Now what to do in the case of $V$-valued differential forms? First, let us assume that there is a representation of $V$ on some vector space. Without the assumption there is no meaning of a trace, I believe. And at least for finite dimensional Lie algebras, there always is a representation, the adjoint representation. So we have a linear map $\operatorname{tr}: V \to \mathbb{R}$.

Recall that a $V$-valued differential form on $M$ is a smooth map $\omega : TM \to V$ such that $\omega$ restricted to any tangent space $T_p M$ is an element of the $V$-valued exterior algebra $\Lambda^n (T_p M, V)$ of $T_p M$. That is, the restriction $\omega_p$ is a completely antisymmetric map $\omega_p : T_p M \times T_p M \times \cdots \times T_p M \to V$.

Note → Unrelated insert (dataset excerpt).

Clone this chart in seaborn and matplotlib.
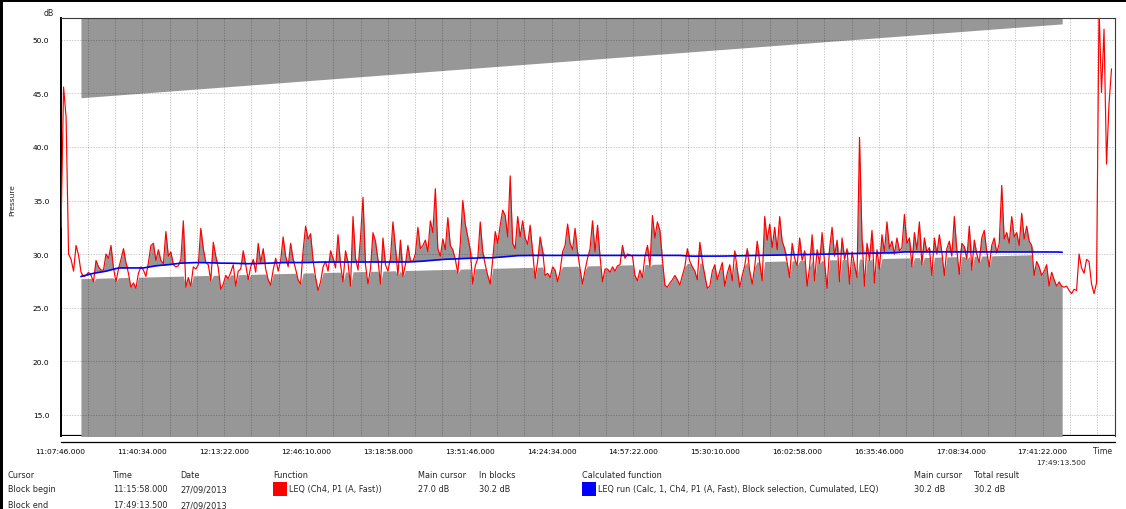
import numpy as np
import pandas as pd
import matplotlib
matplotlib.use('Agg')
import matplotlib.pyplot as plt
from matplotlib.lines import Line2D
from matplotlib.patches import Rectangle
from matplotlib.ticker import FixedLocator, FuncFormatter
import seaborn as sns


def hms(s):
    h, m, sec = s.split(':')
    return int(h) * 3600 + int(m) * 60 + float(sec)


def fmt_time(v, pos=None):
    v = int(round(v))
    return f'{v // 3600:02d}:{v % 3600 // 60:02d}:{v % 60:02d}.000'


axis_start = '11:07:46.000'
axis_end = '18:10:24.000'
tick_step_s = 1968
block_begin = '11:15:58.000'
block_end = '17:49:13.500'

# LEQ (Ch4, P1 (A, Fast)), one value per minute
red_start = '11:08:00'
red_step_s = 60
leq_fast = [
    32.5, 45.6, 42.8, 30.0, 29.5, 28.4, 30.8, 29.9, 28.3, 27.9,
    28.0, 28.3, 28.0, 27.4, 29.4, 28.8, 28.5, 28.5, 30.0, 29.6,
    30.8, 28.7, 27.4, 28.6, 29.5, 30.5, 29.2, 28.2, 26.9, 27.3,
    26.8, 28.2, 28.8, 28.5, 27.9, 29.2, 30.8, 31.0, 29.4, 30.4,
    29.4, 29.1, 32.1, 29.8, 30.2, 29.0, 28.8, 28.9, 29.5, 33.1,
    26.9, 27.8, 27.0, 28.8, 28.6, 29.0, 32.4, 30.5, 29.2, 29.0,
    27.5, 31.1, 29.8, 28.7, 26.7, 27.2, 28.0, 27.7, 28.3, 29.0,
    27.0, 28.4, 28.6, 30.3, 29.0, 27.6, 28.8, 29.5, 28.3, 31.0,
    29.2, 30.5, 28.6, 27.6, 27.1, 28.5, 29.6, 28.4, 29.4, 31.6,
    29.8, 28.8, 31.0, 29.5, 28.6, 27.6, 27.2, 30.3, 32.6, 31.4,
    31.9, 29.4, 27.8, 26.6, 27.4, 28.8, 29.3, 28.4, 30.3, 29.6,
    28.7, 31.8, 29.0, 27.4, 30.3, 29.2, 27.0, 33.5, 29.6, 28.5,
    31.5, 35.3, 29.0, 27.2, 28.6, 32.0, 31.2, 29.5, 27.2, 31.5,
    29.0, 28.4, 29.6, 33.0, 30.6, 28.0, 31.3, 27.9, 29.0, 30.8,
    29.4, 29.3, 30.0, 32.5, 30.5, 30.8, 31.3, 30.2, 33.1, 32.0,
    36.1, 30.5, 29.8, 31.4, 30.4, 33.4, 30.8, 30.4, 29.5, 28.2,
    31.0, 35.0, 32.8, 31.6, 30.4, 27.2, 28.9, 29.6, 33.0, 30.2,
    29.0, 28.0, 27.2, 29.5, 32.1, 31.0, 32.7, 34.1, 33.6, 31.6,
    37.3, 31.0, 30.5, 33.5, 31.6, 33.1, 31.5, 30.9, 32.7, 30.2,
    27.7, 29.3, 31.6, 30.3, 28.0, 28.2, 27.8, 28.8, 28.5, 27.4,
    28.4, 30.2, 30.8, 32.8, 31.0, 30.4, 32.4, 30.2, 28.6, 27.2,
    28.5, 29.6, 30.5, 33.1, 30.2, 32.7, 29.8, 27.4, 28.6, 28.6,
    28.3, 28.8, 28.4, 28.9, 29.0, 30.8, 29.6, 30.0, 29.9, 29.8,
    28.0, 27.5, 28.5, 27.8, 29.8, 30.8, 28.8, 33.6, 31.5, 33.0,
    32.2, 29.5, 27.1, 26.9, 27.3, 27.6, 28.0, 27.6, 27.1, 28.0,
    28.8, 30.5, 29.3, 28.8, 28.4, 27.6, 31.1, 29.3, 28.0, 26.8,
    27.0, 28.4, 29.0, 27.6, 28.4, 29.2, 27.0, 28.2, 29.0, 27.5,
    30.3, 28.6, 26.9, 28.0, 28.9, 30.5, 28.4, 27.2, 28.8, 31.2,
    29.2, 27.5, 33.5, 31.3, 32.8, 30.6, 32.5, 30.4, 33.5, 31.2,
    30.5, 29.2, 27.8, 31.0, 29.6, 28.9, 31.5, 29.4, 30.3, 27.0,
    28.8, 31.8, 27.5, 30.4, 29.1, 32.0, 29.2, 26.8, 30.5, 32.5,
    29.8, 31.3, 27.4, 31.5, 29.5, 30.5, 27.2, 30.2, 29.0, 27.8,
    40.9, 31.5, 27.0, 31.0, 29.4, 32.2, 27.3, 30.4, 28.6, 31.8,
    30.2, 33.0, 30.5, 31.2, 30.0, 31.5, 30.3, 30.6, 33.7, 31.0,
    31.5, 28.8, 32.0, 30.4, 33.0, 29.0, 31.5, 30.2, 30.6, 28.0,
    31.5, 30.0, 31.8, 30.2, 28.0, 30.5, 31.2, 29.8, 33.5, 30.4,
    28.1, 31.0, 30.7, 29.5, 32.6, 28.5, 31.3, 30.0, 29.2, 31.5,
    32.2, 30.2, 28.8, 30.8, 31.5, 30.1, 31.0, 36.4, 31.4, 32.0,
    31.0, 33.5, 31.6, 32.0, 30.8, 33.8, 31.4, 32.6, 31.2, 30.8,
    28.0, 29.3, 28.8, 28.0, 28.4, 29.0, 27.0, 28.3, 27.6, 27.0,
    27.4, 27.0, 26.9, 27.0, 26.6, 26.3, 26.7, 26.6, 30.0, 28.7,
    28.2, 29.5, 29.3, 27.2, 26.3, 27.3, 53.0, 45.1, 51.0, 38.4,
    44.0, 47.3,
]

# LEQ run (Calc, cumulated), every 5 minutes
blue_start = '11:16:00'
blue_step_s = 300
leq_run = [
    27.9, 28.2, 28.4, 28.7, 28.7, 28.7, 28.9, 29.0, 29.15, 29.2,
    29.2, 29.15, 29.15, 29.1, 29.1, 29.15, 29.2, 29.2, 29.2, 29.25,
    29.25, 29.25, 29.25, 29.25, 29.25, 29.25, 29.25, 29.3, 29.4, 29.5,
    29.55, 29.6, 29.65, 29.65, 29.75, 29.85, 29.87, 29.87, 29.87, 29.87,
    29.87, 29.87, 29.87, 29.87, 29.87, 29.87, 29.87, 29.87, 29.87, 29.8,
    29.8, 29.8, 29.82, 29.85, 29.85, 29.88, 29.9, 29.93, 29.95, 29.97,
    30.0, 30.03, 30.05, 30.07, 30.1, 30.1, 30.2, 30.2, 30.2, 30.2,
    30.2, 30.2, 30.2, 30.2, 30.2, 30.2, 30.2, 30.2, 30.2, 30.15,
]

# edges of the selection shading at block begin / block end (dB)
band_low = [27.7, 30.0]
band_top = [44.6, 51.5]

y_ticks = [15, 20, 25, 30, 35, 40, 45, 50]

table_header = ['Cursor', 'Time', 'Date', 'Function', 'Main cursor', 'In blocks',
                'Calculated function', 'Main cursor', 'Total result']
row_begin = ['Block begin', '11:15:58.000', '27/09/2013', 'LEQ (Ch4, P1 (A, Fast))',
             '27.0 dB', '30.2 dB',
             'LEQ run (Calc, 1, Ch4, P1 (A, Fast), Block selection, Cumulated, LEQ)',
             '30.2 dB', '30.2 dB']
row_end = ['Block end', '17:49:13.500', '27/09/2013']

# --- figure ---
sns.set_style('white')
plt.rcParams['font.family'] = ['DejaVu Sans']

W, H = 1126, 510
fig = plt.figure(figsize=(W / 100, H / 100), dpi=100)
ax = fig.add_axes([60.5 / W, 1 - 437 / H, (1115 - 60.5) / W, (437 - 19) / H])

t_red = hms(red_start) + red_step_s * np.arange(len(leq_fast))
t_blue = hms(blue_start) + blue_step_s * np.arange(len(leq_run))
tb0, tb1 = hms(block_begin), hms(block_end)
x0, x1 = hms(axis_start), hms(axis_end)
y0, y1 = 13.0, 52.05

inside = (t_red > tb0) & (t_red < tb1)
tb = np.concatenate([[tb0], t_red[inside], [tb1]])
rb = np.interp(tb, t_red, leq_fast)
lb = np.interp(tb, [tb0, tb1], band_low)
bb = np.interp(tb, t_blue, leq_run)

grey = '#979797'
ax.fill_between(tb, y0 - 1, np.minimum(rb, lb), color=grey, lw=0, zorder=1)
ax.fill_between(tb, bb, np.maximum(rb, bb), color=grey, lw=0, zorder=1)
ax.fill_between([tb0, tb1], band_top, y1 + 1, color=grey, lw=0, zorder=1)
ax.axhline(y0, color='black', lw=1.6, zorder=0.5)

df_red = pd.DataFrame({'t': t_red, 'db': leq_fast})
sns.lineplot(data=df_red, x='t', y='db', ax=ax, color='#ff0000', lw=0.85, zorder=4)
df_blue = pd.DataFrame({'t': tb, 'db': bb})
sns.lineplot(data=df_blue, x='t', y='db', ax=ax, color='#0000ff', lw=1.2, zorder=5)

ax.set_xlim(x0, x1)
ax.set_ylim(y0, y1)
ax.set_xlabel('')
ax.set_ylabel('')

major = x0 + tick_step_s * np.arange(13)
minor = x0 + tick_step_s / 3 * np.arange(39)
ax.xaxis.set_major_locator(FixedLocator(major))
ax.xaxis.set_minor_locator(FixedLocator(minor))
ax.xaxis.set_major_formatter(FuncFormatter(fmt_time))
ax.set_yticks(y_ticks)
ax.set_yticklabels([f'{v:.1f}' for v in y_ticks])
ax.tick_params(axis='both', which='both', direction='inout', length=4, width=0.8,
               colors='black', labelsize=5.4)
ax.tick_params(axis='x', which='both', pad=2.5)
ax.tick_params(axis='y', pad=6)

grid_kw = dict(color='black', alpha=0.25, lw=0.6, linestyle=(0, (1.6, 1.6)))
ax.grid(True, axis='x', which='both', **grid_kw)
ax.grid(True, axis='y', which='major', **grid_kw)
ax.set_axisbelow(False)

for side in ['top', 'right']:
    ax.spines[side].set_color('#3a3a3a')
    ax.spines[side].set_linewidth(0.8)
ax.spines['left'].set_color('black')
ax.spines['left'].set_linewidth(1.4)
ax.spines['bottom'].set_color('black')
ax.spines['bottom'].set_linewidth(0.9)
ax.spines['bottom'].set_position(('outward', 4))


def ftext(x, y, s, **kw):
    fig.text(x / W, 1 - y / H, s, va='center', **kw)


ftext(49, 13, 'dB', ha='center', fontsize=5.6)
ftext(12, 200, 'Pressure', ha='center', rotation=90, fontsize=5.4)
ftext(1103, 452, 'Time', ha='center', fontsize=5.6)
ftext(1061, 463, block_end, ha='center', fontsize=5.4)

cols = [8, 113, 180, 273, 418, 479, 582, 914, 974]
begin_cols = [8, 113, 180, 289, 418, 479, 598, 914, 974]
for x, s in zip(cols, table_header):
    ftext(x, 476, s, ha='left', fontsize=5.9)
for x, s in zip(begin_cols, row_begin):
    ftext(x, 490, s, ha='left', fontsize=5.9)
for x, s in zip(cols, row_end):
    ftext(x, 506, s, ha='left', fontsize=5.9)

for x, c in [(273, '#ff0000'), (582, '#0000ff')]:
    fig.add_artist(Rectangle((x / W, 1 - 497 / H), 14 / W, 14 / H,
                             transform=fig.transFigure, facecolor=c, edgecolor='none'))

fig.add_artist(Line2D([0, 1], [1, 1], transform=fig.transFigure, color='black', lw=4.3))
fig.add_artist(Line2D([0, 0], [0, 1], transform=fig.transFigure, color='black', lw=4.3))

fig.savefig('out.png', dpi=100)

By $\operatorname{tr}(\omega)$, we just mean the composition $\operatorname{tr} \circ \omega$. We just feed whatever the differential form gives us into the trace operation. It is a real valued differential form.

Now, if you also have a multiplication defined on $V$, as will be the case if there is a representation (just ordinary matrix multiplication), you can also define the wedge product $\wedge$ analogously to the real-valued case, just inserting the $V$-multiplication instead of the ordinary scalar multiplication. As Mariano already explained, it satisfies the Leibniz equation. Mariano also explained that tr is linear and therefore we can pull the $-$ through the trace.

To your special cases: Be careful with Lie algebra valued differential forms! There are at least two possible $\wedge$ products, depending on whether you define it upon multiplication in the adjoint representation or the Lie bracket! The difference is normally only is a factor, but still one should be clear about what $\wedge$ one uses. So please clarify this.